Shaking Hands


Thanks to Tom Hiller for suggesting this one!


I probably shook more hands during my two years in Togo than I will for the rest of my life. When you entered a room, you shook everybody's hands. When you left, you shook everybody's hands. Little children would run up to you on the street with their hands outstretched and a gleeful grin in anticipation of a handshake, and at least for your first few weeks in the country you would oblige them... they made you feel like the U.S. ambassador.
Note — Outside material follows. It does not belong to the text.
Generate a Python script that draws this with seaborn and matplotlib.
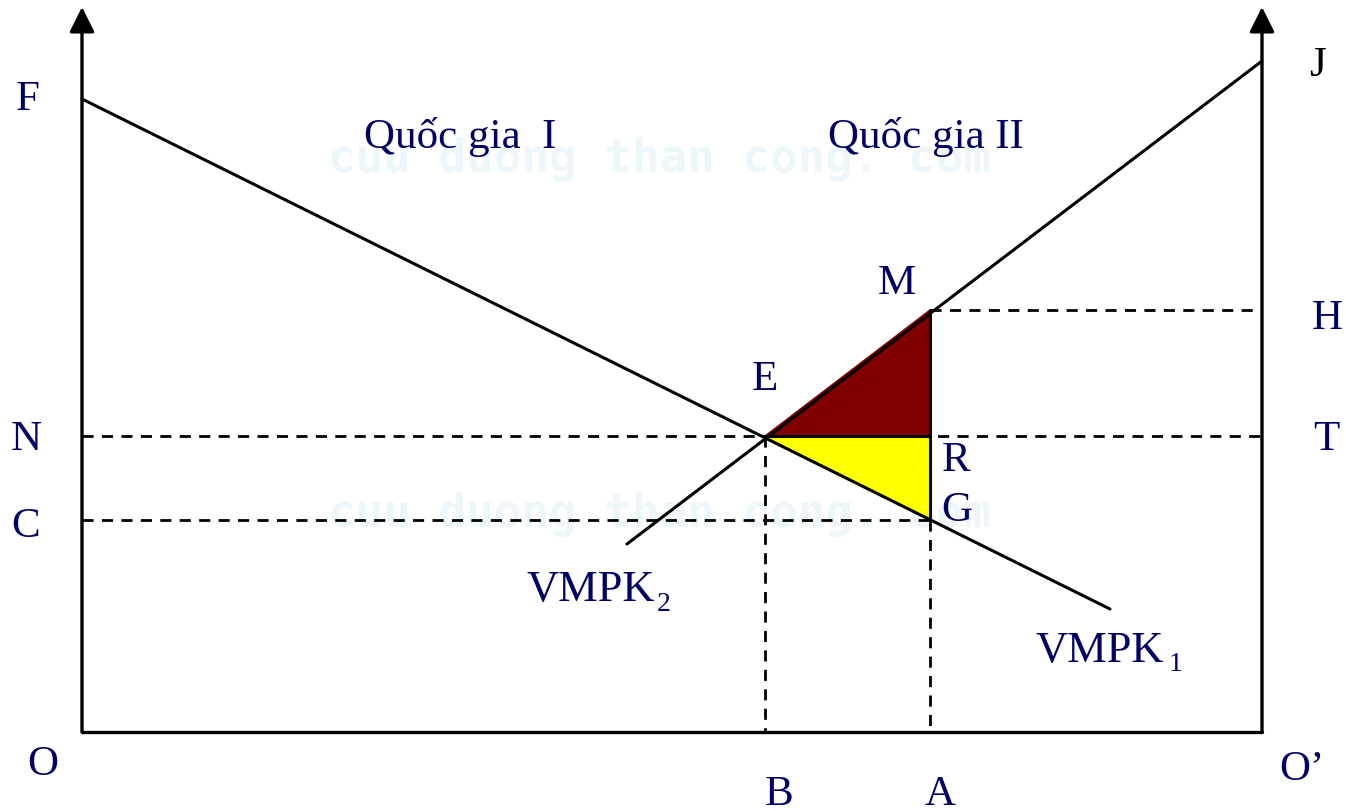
import matplotlib
matplotlib.use("Agg")
import matplotlib.pyplot as plt
import pandas as pd
import seaborn as sns

# ---- diagram data (pixel-like units, y grows downward) ----
axis_x = [82, 1262]          # left (O) and right (O') vertical axes
axis_bottom = 733
axis_top = 8

vmpk1_x = [82, 1110]         # F -> VMPK1 (downward sloping)
vmpk1_y = [100, 610]
vmpk2_x = [627, 1262]        # VMPK2 -> J (upward sloping)
vmpk2_y = [545, 62]

E = (765, 437)
M = (930, 311)
R = (930, 437)
G = (930, 521)

labels = ["F", "J", "M", "H", "E", "N", "T", "R", "C", "G", "O", "O\u2019", "B", "A"]
label_x = [28, 1318, 897, 1327, 765, 26, 1326, 956, 26, 957, 43, 1302, 779, 940]
label_y = [100, 66, 284, 319, 380, 440, 440, 461, 527, 511, 765, 770, 795, 795]

navy = "#000066"

sns.set_theme(style="white")
plt.rcParams["font.family"] = ["Liberation Serif", "DejaVu Serif"]

fig = plt.figure(figsize=(13.46, 8.12), dpi=100)
ax = fig.add_axes([0, 0, 1, 1])
ax.set_xlim(0, 1346)
ax.set_ylim(812, 0)
ax.axis("off")

# watermark
for wy in [160, 515]:
    ax.text(660, wy, "cuu duong than cong. com", family="DejaVu Sans Mono",
            fontweight="bold", fontsize=33, color="#edf7fb", ha="center",
            va="center", zorder=0)

# filled triangles
ax.fill([E[0], M[0], R[0]], [E[1], M[1], R[1]], color="#800000", zorder=1)
ax.fill([E[0], R[0], G[0]], [E[1], R[1], G[1]], color="#ffff00", zorder=1)

# dashed guide lines
dash = dict(color="black", lw=2.0, linestyle=(0, (4, 3)), zorder=2)
ax.plot([axis_x[0], axis_x[1]], [E[1], E[1]], **dash)   # N - T
ax.plot([axis_x[0], G[0]], [G[1], G[1]], **dash)        # C - G
ax.plot([M[0], axis_x[1]], [M[1], M[1]], **dash)        # M - H
ax.plot([E[0], E[0]], [E[1], axis_bottom], **dash)      # E - B
ax.plot([G[0], G[0]], [G[1], axis_bottom], **dash)      # G - A

# solid segments M-G and E-R
ax.plot([M[0], G[0]], [M[1], G[1]], color="black", lw=2.2, zorder=3)
ax.plot([E[0], R[0]], [E[1], R[1]], color="black", lw=2.2, zorder=3)

# VMPK curves
curves = pd.DataFrame({
    "x": vmpk1_x + vmpk2_x,
    "y": vmpk1_y + vmpk2_y,
    "curve": ["VMPK1"] * 2 + ["VMPK2"] * 2,
})
sns.lineplot(data=curves, x="x", y="y", hue="curve", palette=["black", "black"],
             lw=2.2, legend=False, ax=ax, zorder=3, sort=False)

# axes: left, right and bottom
ax.plot([axis_x[0], axis_x[1]], [axis_bottom, axis_bottom], color="black", lw=2.4, zorder=4)
for xv in axis_x:
    ax.annotate("", xy=(xv, axis_top), xytext=(xv, axis_bottom),
                arrowprops=dict(arrowstyle="-|>", color="black", lw=2.4,
                                mutation_scale=38, shrinkA=0, shrinkB=0), zorder=4)

# point labels
for t, lx, ly in zip(labels, label_x, label_y):
    ax.text(lx, ly, t, fontsize=31, color="black" if t == "J" else navy,
            ha="center", va="center")

ax.text(460, 137, "Quốc gia  I", fontsize=31, color=navy, ha="center", va="center")
ax.text(926, 137, "Quốc gia II", fontsize=31, color=navy, ha="center", va="center")
ax.text(591, 590, "VMPK", fontsize=32, color=navy, ha="center", va="center")
ax.text(664, 605, "2", fontsize=20, color=navy, ha="center", va="center")
ax.text(1100, 651, "VMPK", fontsize=32, color=navy, ha="center", va="center")
ax.text(1176, 665, "1", fontsize=20, color=navy, ha="center", va="center")

fig.savefig("out.png", dpi=100)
I must confess I never mastered the “snap” handshake that the Togolese were so fond of, so that when one of them tried to shake my hands in such a manner, I would wind up giving what must have seemed to them the equivalent of a “cold fish” handshake in this country. (I'm not quite sure, but I think there's some correlation between a volunteer's ability to do the snap handshake and his or her daily BB intake.)
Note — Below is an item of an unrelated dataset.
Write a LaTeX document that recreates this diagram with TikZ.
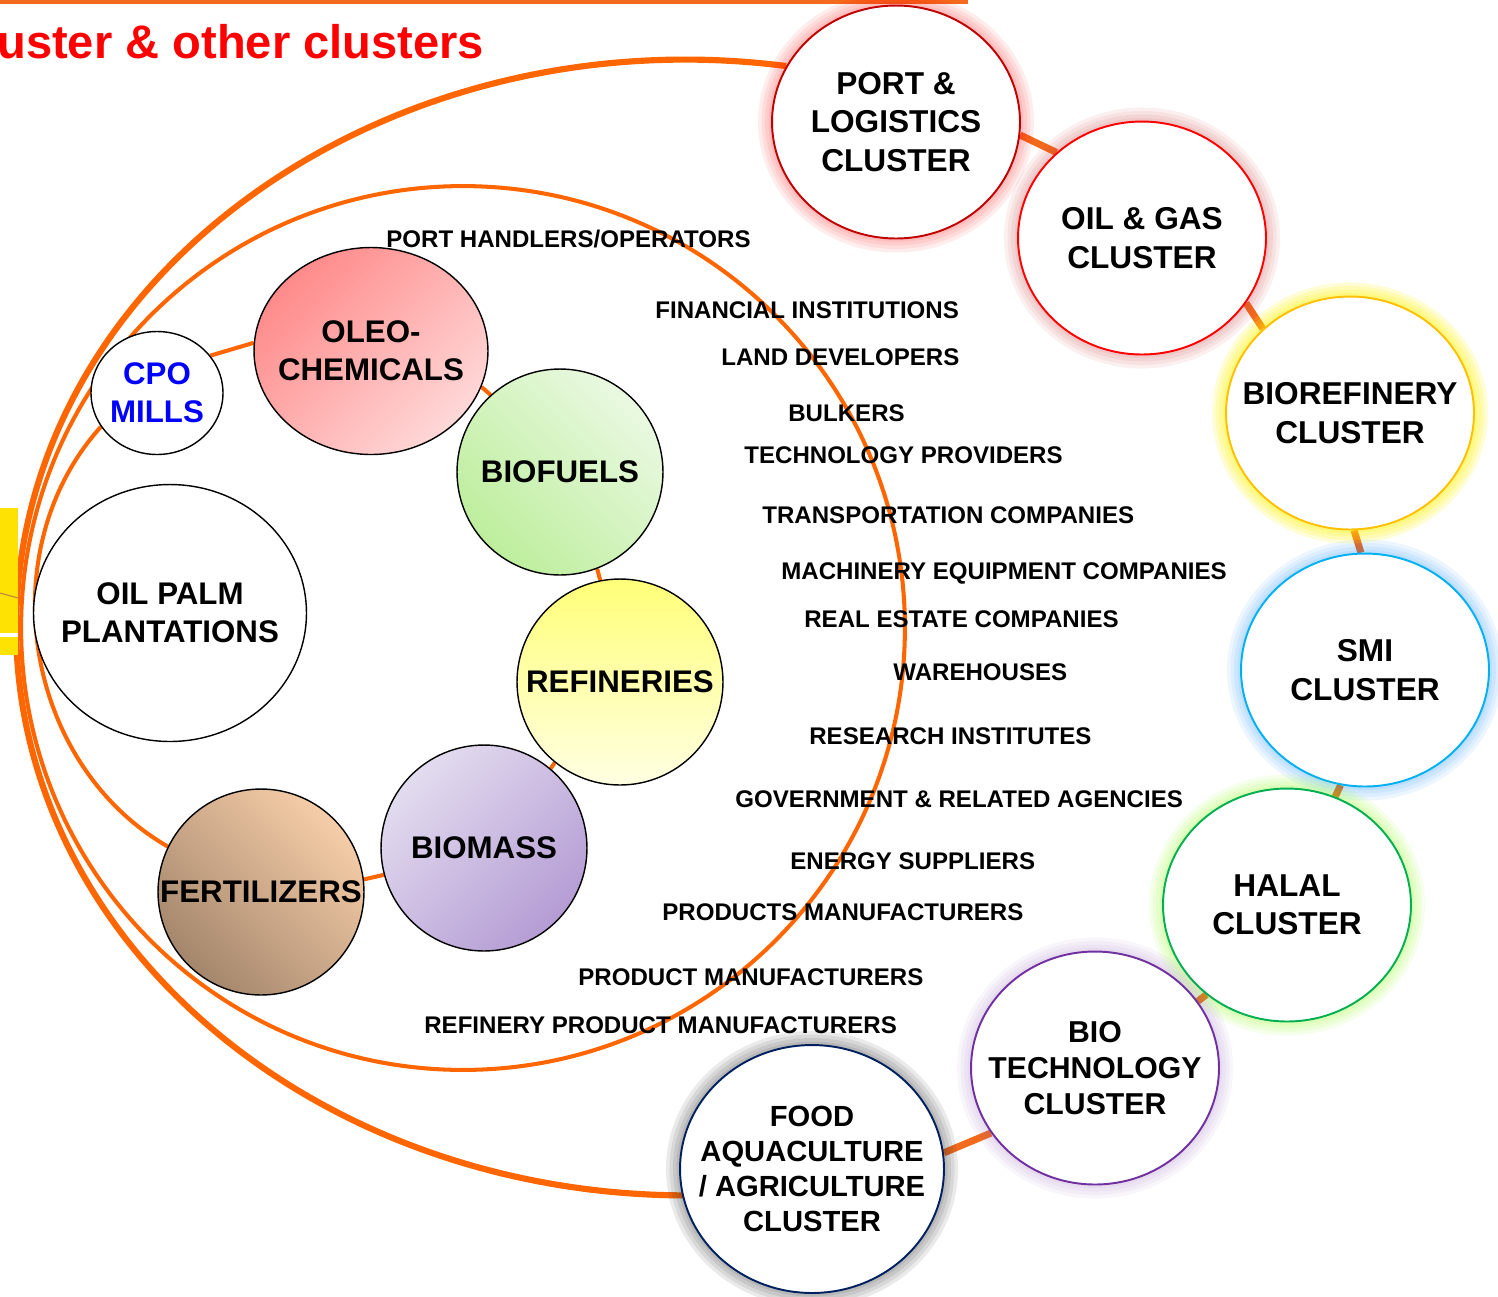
\documentclass[tikz,border=0pt]{standalone}
\usepackage{fontspec}
\setmainfont{Liberation Sans}
\usetikzlibrary{shapes.geometric,backgrounds}

\definecolor{linkorange}{HTML}{FF6600}
\definecolor{chainorange}{HTML}{F46A1C}
\definecolor{portred}{HTML}{C00000}
\definecolor{gasred}{HTML}{FF0000}
\definecolor{refgold}{HTML}{FFC000}
\definecolor{smiblue}{HTML}{00B0F0}
\definecolor{halalgreen}{HTML}{00B050}
\definecolor{biopurple}{HTML}{7030A0}
\definecolor{foodnavy}{HTML}{002060}
\definecolor{cpoblue}{HTML}{0000FF}
\definecolor{oleotop}{HTML}{FF8A8A}
\definecolor{oleobot}{HTML}{FFD8D8}
\definecolor{fueltop}{HTML}{EAF9E2}
\definecolor{fuelbot}{HTML}{BDEE9C}
\definecolor{reftop}{HTML}{FFFF78}
\definecolor{refbot}{HTML}{FFFFE2}
\definecolor{masstop}{HTML}{E3DCEF}
\definecolor{massbot}{HTML}{B49CD4}
\definecolor{ferttop}{HTML}{F6CDA8}
\definecolor{fertbot}{HTML}{A4866C}

\begin{document}
\begin{tikzpicture}[x=0.02cm,y=0.02cm,
    cluster/.style={ellipse, fill=white, line width=1.1pt, inner sep=-2cm,
        minimum width=4.96cm, minimum height=4.66cm, align=center,
        font=\fontsize{18}{21.8}\selectfont\bfseries},
    glow/.style 2 args={preaction={draw=#1, line width=16pt, opacity=#2},
        preaction={draw=#1, line width=12pt, opacity=#2},
        preaction={draw=#1, line width=8pt, opacity=#2},
        preaction={draw=#1, line width=4pt, opacity=#2}},
    unit/.style={ellipse, draw=black, line width=0.8pt, inner sep=-2cm,
        minimum width=4.12cm, minimum height=4.12cm, align=center,
        font=\fontsize{17.8}{21.8}\selectfont\bfseries},
    lbl/.style={anchor=base west, inner sep=0pt, font=\fontsize{13.7}{16}\selectfont\bfseries},
    link/.style={draw=linkorange, line width=2.3pt},
    chain/.style={draw=chainorange, line width=4pt},
  ]
    \useasboundingbox (0,0) rectangle (1498,-1296);

    % Cut-off bits of the slide
    \fill[chainorange] (0,0) rectangle (968,-4);
    \fill[yellow!85!orange] (0,-508) rectangle (18,-655);
    \draw[white, line width=2pt] (0,-635) -- (18,-635);
    \draw[brown, line width=0.6pt] (0,-593) -- (18,-598);
    \node[anchor=base west, inner sep=0pt, text=red, font=\fontsize{26.8}{30}\selectfont\bfseries]
        (title) at (-3,-58) {uster \& other clusters};

    % Outer clusters
    \node[cluster, draw=portred, glow={red}{0.07}] (port) at (896,-122) {PORT \&\\LOGISTICS\\CLUSTER};
    \node[cluster, draw=gasred, glow={red!55!gray}{0.08}] (oilgas) at (1142,-238) {OIL \& GAS\\CLUSTER};
    \node[cluster, draw=refgold, glow={yellow}{0.16}] (bioref) at (1350,-413) {BIOREFINERY\\CLUSTER};
    \node[cluster, draw=smiblue, glow={blue!50!cyan}{0.07}] (smi) at (1365,-670) {SMI\\CLUSTER};
    \node[cluster, draw=halalgreen, glow={green!50!yellow}{0.08}] (halal) at (1287,-905) {HALAL\\CLUSTER};
    \node[cluster, draw=biopurple, glow={biopurple!80}{0.06},
        font=\fontsize{17.2}{20.5}\selectfont\bfseries] (biotech) at (1095,-1068) {BIO\\TECHNOLOGY\\CLUSTER};
    \node[cluster, draw=foodnavy, glow={black!80}{0.1}, minimum width=5.28cm, minimum height=4.96cm,
        font=\fontsize{16.6}{20}\selectfont\bfseries] (food) at (812,-1169)
        {FOOD\\AQUACULTURE\\/ AGRICULTURE\\CLUSTER};

    % Palm oil units
    \node[unit, fill=white, minimum width=2.64cm, minimum height=2.46cm, text=cpoblue] (cpo) at (157,-393) {CPO\\MILLS};
    \node[unit, top color=oleotop, bottom color=oleobot, shading angle=45,
        minimum width=4.68cm, minimum height=4.14cm] (oleo) at (371,-351) {OLEO-\\CHEMICALS};
    \node[unit, top color=fueltop, bottom color=fuelbot, shading angle=-45] (biofuels) at (560,-472) {BIOFUELS};
    \node[unit, top color=reftop, bottom color=refbot] (refineries) at (620,-682) {REFINERIES};
    \node[unit, top color=masstop, bottom color=massbot, shading angle=45] (biomass) at (484,-848) {BIOMASS};
    \node[unit, top color=ferttop, bottom color=fertbot, shading angle=-45] (fert) at (261,-892) {FERTILIZERS};
    \node[unit, fill=white, minimum width=5.46cm, minimum height=5.14cm] (palm) at (170,-613) {OIL PALM\\PLANTATIONS};

    % Players around the ring
    \node[lbl] (handlers) at (386,-247) {PORT HANDLERS/OPERATORS};
    \node[lbl] (finance) at (655,-318) {FINANCIAL INSTITUTIONS};
    \node[lbl] (land) at (721,-365) {LAND DEVELOPERS};
    \node[lbl] (bulkers) at (788,-421) {BULKERS};
    \node[lbl] (techprov) at (744,-463) {TECHNOLOGY PROVIDERS};
    \node[lbl] (transport) at (762,-523) {TRANSPORTATION COMPANIES};
    \node[lbl] (machinery) at (781,-579) {MACHINERY EQUIPMENT COMPANIES};
    \node[lbl] (estate) at (804,-627) {REAL ESTATE COMPANIES};
    \node[lbl] (warehouses) at (893,-680) {WAREHOUSES};
    \node[lbl] (research) at (809,-744) {RESEARCH INSTITUTES};
    \node[lbl] (govt) at (735,-807) {GOVERNMENT \& RELATED AGENCIES};
    \node[lbl] (energy) at (790,-869) {ENERGY SUPPLIERS};
    \node[lbl] (products) at (662,-920) {PRODUCTS MANUFACTURERS};
    \node[lbl] (product) at (578,-985) {PRODUCT MANUFACTURERS};
    \node[lbl] (refprod) at (424,-1033) {REFINERY PRODUCT MANUFACTURERS};

    \begin{pgfonlayer}{background}
        % Ring and outer arc
        \draw[link] (463,-628) circle[radius=8.84cm];
        \draw[linkorange, line width=3.5pt] (port.153) arc[start angle=81.4, end angle=270.5,
            x radius=13.4cm, y radius=11.36cm];

        % Links between the units
        \draw[link] (cpo.35) -- (oleo.176);
        \draw[link] (oleo.342) -- (biofuels.132);
        \draw[link] (biofuels.291) -- (refineries.101);
        \draw[link] (refineries.231) -- (biomass.50);
        \draw[link] (biomass.195) -- (fert.7);
        \draw[link] (cpo.211) to[out=228, in=150] (fert.154);

        % Links between the clusters
        \draw[chain] (port.354) -- (oilgas.135);
        \draw[chain] (oilgas.328) -- (bioref.136);
        \draw[chain] (bioref.272) -- (smi.92);
        \draw[chain] (smi.258) -- (halal.66);
        \draw[chain] (halal.228) -- (biotech.33);
        \draw[chain] (biotech.212) -- (food.7);
    \end{pgfonlayer}
\end{tikzpicture}
\end{document}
The handshake habit was an easy one to pick up when you arrived in Togo, but when you returned to the U.S., it was a tough one to, well, shake. Your optometrist probably thought it was weird enough when you shook his hand when you went in for your appointment, but when you shook his hand when you left he definitely put you in the nutcase category. Tom Hiller describes a situation we probably all can too easily identify with: the startled look he got from a busdriver in the U.S. when Tom reached out to shake his hand before asking for directions!